I hope in your journey through the various storms and challenges you face, that you may find PEACE.  
'Do not be anxious about anything, but in everything by prayer and supplication with thanksgiving let your requests be made known to God. And the peace of God, which surpasses all understanding, will guard your hearts and your minds in Christ Jesus."
Philippians 4:6-7

'COURAGE'
Courage by Emily Seck
Becoming a Mother has no doubt been one of the most life-changing experiences for me.

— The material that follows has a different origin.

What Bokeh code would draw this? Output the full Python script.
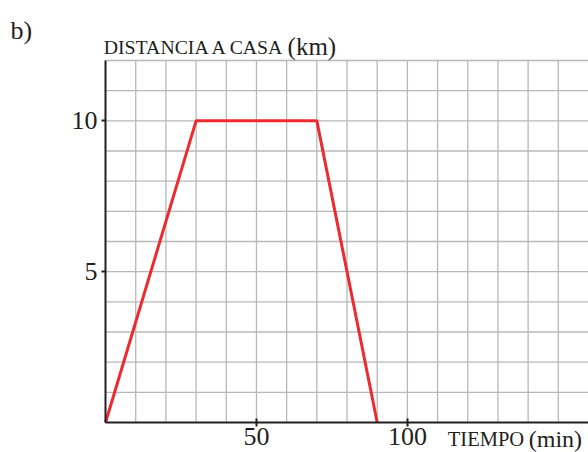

When I was heavy pregnant with my first son, I had an extremely stressful time at work. The last 2 weeks before my son was born was one of the darkest and lowest periods of my life. Towards the end of my maternity leave, I made the decision to quit.. something which I was so scared to do but looking back it was the best decision ever. From there I learnt that while I could tolerate a stressful working environment, my emotional well-being was more important than my job security. I did not want to come back home from work in a mental state I would not want my children and family to see me in.

When I became a mother, I decided to leave the financially stable job. I felt it was important to be there for my child, especially in his early years. to experience his milestones firsthand, to be there to teach him, and be there for him. 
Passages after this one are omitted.